Seeking to avoid another government shutdown, the House Appropriations Committee on Wednesday released the fiscal year 2015 Omnibus Appropriations bill, legislation that will provide discretionary funding for the vast majority of the federal government for the remainder current fiscal year, which ends on Sept. 30, 2015.

The bill, a compromise between parties, nonetheless reflects some of the newfound clout earned by Republicans in the recent mid-term elections, notably in measures directly aimed at the Dodd-Frank Act.

The $1.1 trillion budget contains some good news for regulators. The Securities and Exchange Commission receives $1.5 billion, which is $150 million above the fiscal year 2014 enacted level (but $200 million below the budget request). Of that funding, $57 million is designated for the Division of Economic and Risk Analysis to improve the use of economic analysis in the Commission’s rule-making process. The legislation also rescinds $25 million from the SEC’s “reserve fund, “referred to in a statement by House Appropriations Committee Chairman Hal Rogers (R-Ky.) as “a slush fund for SEC programs that have no congressional oversight.”

The Commodity Futures Trading Commission is funded at $250 million, an increase of $35 million, but $30 million below the President’s budget request. The legislation also promotes transparency, with a directive requiring a vote by the full Commission, instead of just staff, on financial regulations that “greatly increase regulatory burdens for ranchers, farmers, and job creators.” The Department of Justice was granted a $393 million budget increase over its current $28 billion budget.

Riders attached to the bill may foreshadow future efforts to revise the Dodd-Frank Act in the next Congress. One imposes a requirement on the Office of Management and Budget to report on the costs to the government of the financial reform legislation.
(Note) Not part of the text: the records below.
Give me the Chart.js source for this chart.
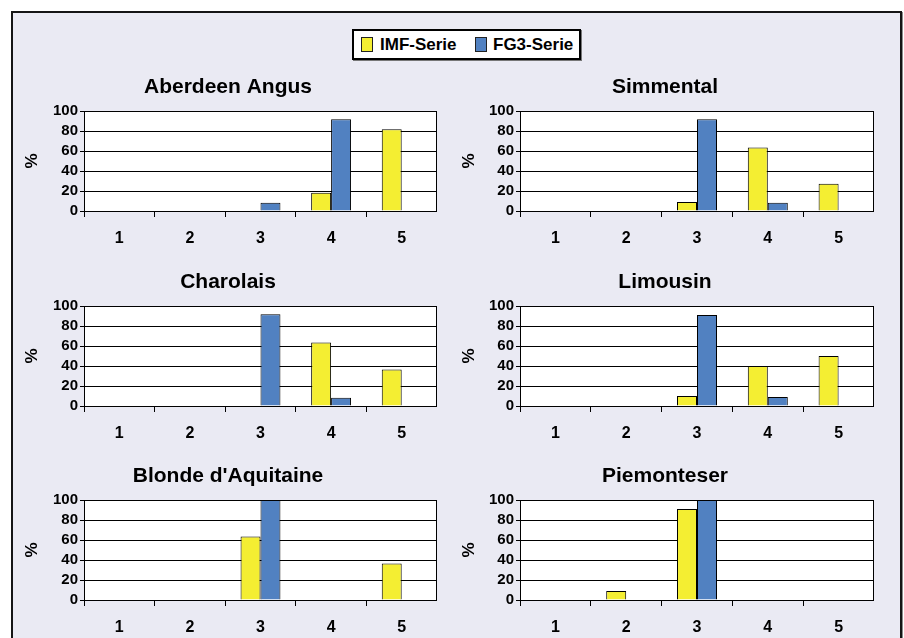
<!DOCTYPE html>
<html>
<head>
<meta charset="utf-8">
<script src="https://cdn.jsdelivr.net/npm/chart.js@4.4.1/dist/chart.umd.min.js"></script>
<style>
  html, body { margin: 0; padding: 0; background: #fff; }
  #page { position: relative; width: 904px; height: 638px; overflow: hidden; background: #fff;
          font-family: "Liberation Sans", Arial, sans-serif; }
  #frame { position: absolute; left: 11px; top: 11px; width: 887px; height: 660px;
           border: 2px solid #151515; background: #EAEAF3; box-shadow: 1px 1px 0 #8a8a8a; }
  #legend { position: absolute; left: 352px; top: 29px; width: 225px; height: 27px;
            border: 2px solid #000; background: #fff; box-shadow: 1px 1px 0 #777; }
  .sw { position: absolute; top: 6px; width: 10px; height: 13px; border: 1px solid #222; }
  .lt { position: absolute; top: 0; line-height: 27px; font-size: 17px; font-weight: bold; color: #000; white-space: nowrap; }
  canvas.panel { position: absolute; }
</style>
</head>
<body>
<div id="page">
  <div id="frame"></div>
  <div id="legend">
    <div class="sw" id="sw0" style="left:7px"></div><div class="lt" id="lt0" style="left:26px"></div>
    <div class="sw" id="sw1" style="left:121px"></div><div class="lt" id="lt1" style="left:139px"></div>
  </div>
</div>
<script>
// Score classes on the x axis and percentage ticks on the y axis
const categories = ['1', '2', '3', '4', '5'];
const yTicks = [0, 20, 40, 60, 80, 100];
const seriesNames = ['IMF-Serie', 'FG3-Serie'];
const breeds = ['Aberdeen Angus', 'Simmental', 'Charolais', 'Limousin', "Blonde d'Aquitaine", 'Piemonteser'];

// Share of animals per class (%), one pair of arrays per breed
const imfAngus     = [0, 0, 0, 18.2, 81.8];
const fg3Angus     = [0, 0, 8.3, 91.7, 0];
const imfSimmental = [0, 0, 9.1, 63.6, 27.3];
const fg3Simmental = [0, 0, 91.7, 8.3, 0];
const imfCharolais = [0, 0, 0, 63.6, 36.4];
const fg3Charolais = [0, 0, 91.7, 8.3, 0];
const imfLimousin  = [0, 0, 10, 40, 50];
const fg3Limousin  = [0, 0, 90.9, 9.1, 0];
const imfBlonde    = [0, 0, 63.6, 0, 36.4];
const fg3Blonde    = [0, 0, 100, 0, 0];
const imfPiemont   = [0, 9.1, 90.9, 0, 0];
const fg3Piemont   = [0, 0, 100, 0, 0];

const imfSeries = [imfAngus, imfSimmental, imfCharolais, imfLimousin, imfBlonde, imfPiemont];
const fg3Series = [fg3Angus, fg3Simmental, fg3Charolais, fg3Limousin, fg3Blonde, fg3Piemont];

const COLORS = ['#F4EE32', '#5181C1'];
const FONT = '"Liberation Sans", Arial, sans-serif';

// legend
document.getElementById('sw0').style.background = COLORS[0];
document.getElementById('sw1').style.background = COLORS[1];
document.getElementById('lt0').textContent = seriesNames[0];
document.getElementById('lt1').textContent = seriesNames[1];

// white plot area with a black frame
const plotFrame = {
  id: 'plotFrame',
  beforeDraw(chart) {
    const a = chart.chartArea, c = chart.ctx;
    c.save();
    c.fillStyle = '#fff';
    c.fillRect(a.left, a.top, a.right - a.left, a.bottom - a.top);
    c.restore();
  },
  afterDraw(chart) {
    const a = chart.chartArea, c = chart.ctx;
    c.save();
    c.strokeStyle = '#000';
    c.lineWidth = 1;
    c.strokeRect(Math.round(a.left) + 0.5, Math.round(a.top) + 0.5,
                 Math.round(a.right - a.left) - 1, Math.round(a.bottom - a.top));
    c.restore();
  }
};

const colLeft = [19, 456];
const axisWidth = [65, 64];
const rowTop = [70, 265, 459];
const W = 418, H = 177;

const page = document.getElementById('page');
breeds.forEach((name, i) => {
  const col = i % 2, row = Math.floor(i / 2);
  const cv = document.createElement('canvas');
  cv.className = 'panel';
  cv.width = W; cv.height = H;
  cv.style.left = colLeft[col] + 'px';
  cv.style.top = rowTop[row] + 'px';
  cv.style.width = W + 'px'; cv.style.height = H + 'px';
  page.appendChild(cv);

  new Chart(cv, {
    type: 'bar',
    data: {
      labels: categories,
      datasets: [
        { label: seriesNames[0], data: imfSeries[i], backgroundColor: COLORS[0], borderColor: '#000', borderWidth: 1 },
        { label: seriesNames[1], data: fg3Series[i], backgroundColor: COLORS[1], borderColor: '#000', borderWidth: 1 }
      ]
    },
    options: {
      responsive: false,
      animation: false,
      devicePixelRatio: 1,
      layout: { padding: 0 },
      datasets: { bar: { categoryPercentage: 0.565, barPercentage: 1 } },
      plugins: {
        legend: { display: false },
        tooltip: { enabled: false },
        title: {
          display: true, text: name, color: '#000',
          font: { family: FONT, size: 21, weight: 'bold', lineHeight: 1 },
          padding: { top: 7, bottom: 13 }
        }
      },
      scales: {
        x: {
          grid: { display: true, drawOnChartArea: false, drawTicks: true, tickLength: 6, color: '#000', offset: true },
          border: { display: true, color: '#000', width: 1 },
          ticks: { color: '#000', font: { family: FONT, size: 16, weight: 'bold' }, padding: 12, maxRotation: 0, autoSkip: false },
          afterFit: s => { s.height = 36; }
        },
        y: {
          min: 0, max: 100,
          afterBuildTicks: s => { s.ticks = yTicks.map(v => ({ value: v })); },
          grid: { color: '#000', tickLength: 4, drawTicks: true },
          border: { display: true, color: '#000', width: 1 },
          ticks: { color: '#000', font: { family: FONT, size: 15, weight: 'bold', lineHeight: 1 }, padding: 2, autoSkip: false },
          title: { display: true, text: '%', color: '#000', font: { family: FONT, size: 17, weight: 'bold' }, padding: { top: 3, bottom: 0 } },
          afterFit: s => { s.width = axisWidth[col]; }
        }
      }
    },
    plugins: [plotFrame]
  });
});
</script>
</body>
</html>
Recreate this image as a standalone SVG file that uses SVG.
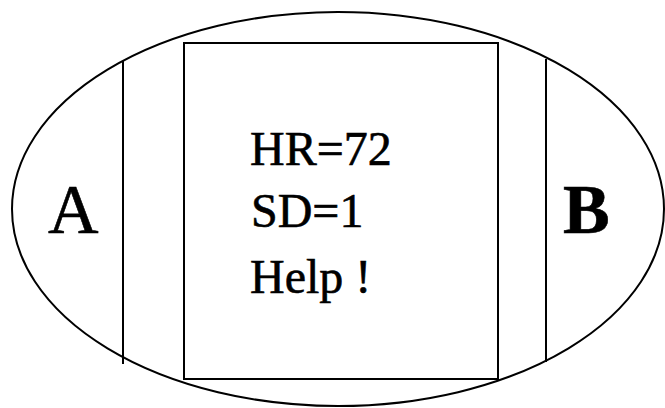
<svg xmlns="http://www.w3.org/2000/svg" width="665" height="408" viewBox="0 0 665 408">
<style>
.ln{fill:none;stroke:#000;stroke-width:2}
.t{font-family:"Liberation Serif","Times New Roman",serif;fill:#000;stroke:#000;stroke-width:0.6}
.m{font-size:48px}
.s{font-size:70px}
</style>
<rect width="665" height="408" fill="#fff"/>
<g id="outer"><ellipse class="ln" cx="338" cy="209" rx="326" ry="197"/></g>
<g id="connectors">
<line class="ln" x1="123" y1="61" x2="123" y2="364"/>
<line class="ln" x1="546" y1="59" x2="546" y2="362"/>
</g>
<g id="A"><text class="t s" x="48" y="233">A</text></g>
<g id="B"><text class="t s" x="563" y="233" font-weight="bold">B</text></g>
<g id="box">
<rect class="ln" x="184" y="43" width="314" height="336" stroke-width="2.5"/>
<text class="t m" x="250" y="165">HR=72</text>
<text class="t m" x="251" y="227">SD=1</text>
<text class="t m" x="250" y="293">Help !</text>
</g>
</svg>
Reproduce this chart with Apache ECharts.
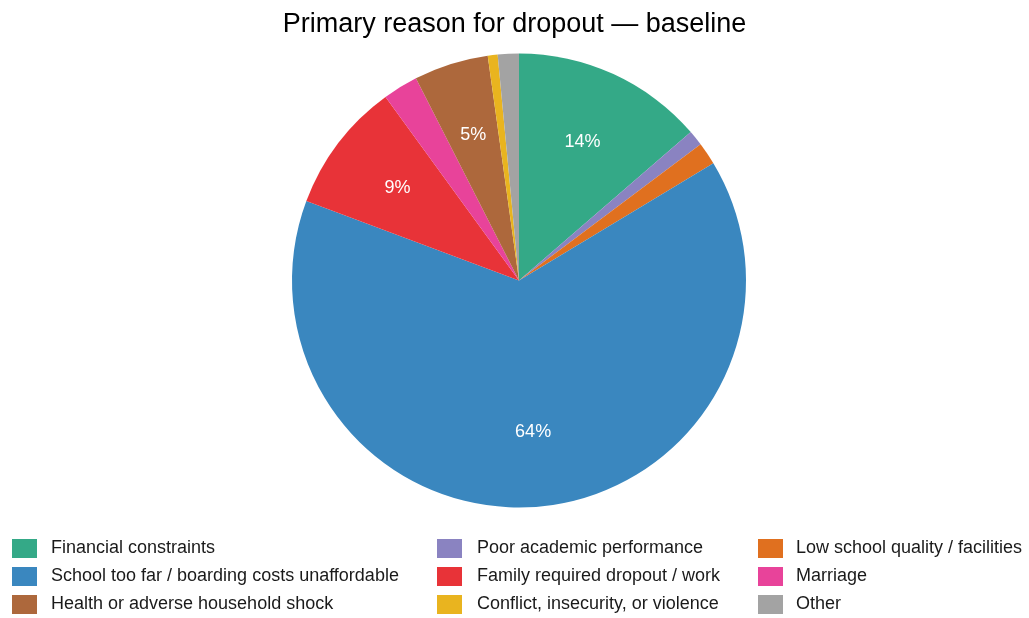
<!DOCTYPE html>
<html>
<head>
<meta charset="utf-8">
<script src="https://cdn.jsdelivr.net/npm/echarts@6/dist/echarts.min.js"></script>
<style>
html,body{margin:0;padding:0;background:#fff;}
#chart{width:1029px;height:618px;}
</style>
</head>
<body>
<div id="chart"></div>
<script>
const categories = [
  "Financial constraints",
  "Poor academic performance",
  "Low school quality / facilities",
  "School too far / boarding costs unaffordable",
  "Family required dropout / work",
  "Marriage",
  "Health or adverse household shock",
  "Conflict, insecurity, or violence",
  "Other"
];
const values = [13.65, 1.1, 1.6, 64.3, 9.3, 2.5, 5.3, 0.7, 1.5];
const colors = ["#34a987", "#8a83c1", "#e0701f", "#3a87bf", "#e83338", "#e8439a", "#ad683c", "#e9b41f", "#a3a3a3"];
const legendCols = [
  [categories[0], categories[3], categories[6]],
  [categories[1], categories[4], categories[7]],
  [categories[2], categories[5], categories[8]]
];
const legendLefts = [12, 437, 758];
const legendTextPad = [9, 10, 8];

const data = categories.map((c, i) => ({ name: c, value: values[i], itemStyle: { color: colors[i] } }));
const font = "Liberation Sans, Arial, sans-serif";
const chart = echarts.init(document.getElementById('chart'), null, { renderer: 'canvas' });

const legends = legendCols.map((col, i) => ({
  orient: 'vertical',
  left: legendLefts[i],
  top: 539,
  itemWidth: 25,
  itemHeight: 19,
  itemGap: 9,
  icon: 'rect',
  padding: 0,
  data: col,
  textStyle: { fontFamily: font, fontSize: 18, color: '#1a1a1a', padding: [0, 0, 0, legendTextPad[i]] }
}));

chart.setOption({
  animation: false,
  backgroundColor: '#fff',
  title: {
    text: 'Primary reason for dropout — baseline',
    left: 'center',
    top: 6,
    textStyle: { fontFamily: font, fontSize: 27, fontWeight: 'normal', color: '#000' }
  },
  legend: legends,
  series: [
    {
      type: 'pie',
      center: [519, 280.5],
      radius: [0, 227],
      startAngle: 90,
      clockwise: true,
      avoidLabelOverlap: false,
      label: { show: false },
      labelLine: { show: false },
      itemStyle: { borderWidth: 0 },
      emphasis: { disabled: true },
      data: data
    },
    {
      type: 'pie',
      center: [519, 280.5],
      radius: [72, 227],
      startAngle: 90,
      clockwise: true,
      silent: true,
      avoidLabelOverlap: false,
      itemStyle: { color: 'rgba(0,0,0,0)', borderWidth: 0 },
      label: {
        show: true,
        position: 'inside',
        fontFamily: font,
        fontSize: 18,
        color: '#fff',
        formatter: p => p.value >= 4 ? Math.round(p.value) + '%' : ''
      },
      labelLine: { show: false },
      emphasis: { disabled: true },
      data: categories.map((c, i) => ({ name: c, value: values[i], itemStyle: { color: 'rgba(0,0,0,0)' } }))
    }
  ]
});
</script>
</body>
</html>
More substantial are changes to the so-called “swaps push-out” regulations, a requirement that banks shuttle certain derivatives trades into separate units that are not government insured and not eligible for a bailout. The intent of the Dodd-Frank requirement was to ensure that high-risk trades were not encouraged with taxpayer dollars as a backstop. Amid a full-court press by big banks to repeal that provision, the budget bill includes language that, for now, greatly narrows the scope of what derivatives trades must be pushed into separate units. In a less controversial line item, the bill also exempts non-bank end users, such as farmers and other non-financial businesses, from a prohibition on derivatives trades not made through a regulated clearinghouse. 

Gutting the push out rule is not sitting well with many. On Wednesday afternoon, as the full House debated the Bill, Maxine Waters (D-Calif.) and Sen. Elizabeth Warren (D-Mass.) held a press conference to decry the move. Thomas Hoenig, vice chairman of the Federal Deposit Insurance Corporatio, also weighed in, calling the Dodd-Frank rule “an important step in pushing the trading activity out to where it should be conducted: in the open market, outside of taxpayer-backed commercial banks.”

“It is illogical to repeal the push out requirement,” he said. “In fact, [under the rule] most derivatives, almost 95 percent would not be pushed out of the bank. That is because interest rate swaps, foreign exchange and cleared credit derivatives can remain within the bank and derivatives that are used for hedging can remain in the bank.” The main items that must be pushed out were uncleared credit default swaps, equity derivatives and commodities derivatives. “These are, in relative terms, much smaller and where the greater risks and capital subsidy is most useful to these banking firms,” said.

The budget bill is now before the full House and Senate for a vote.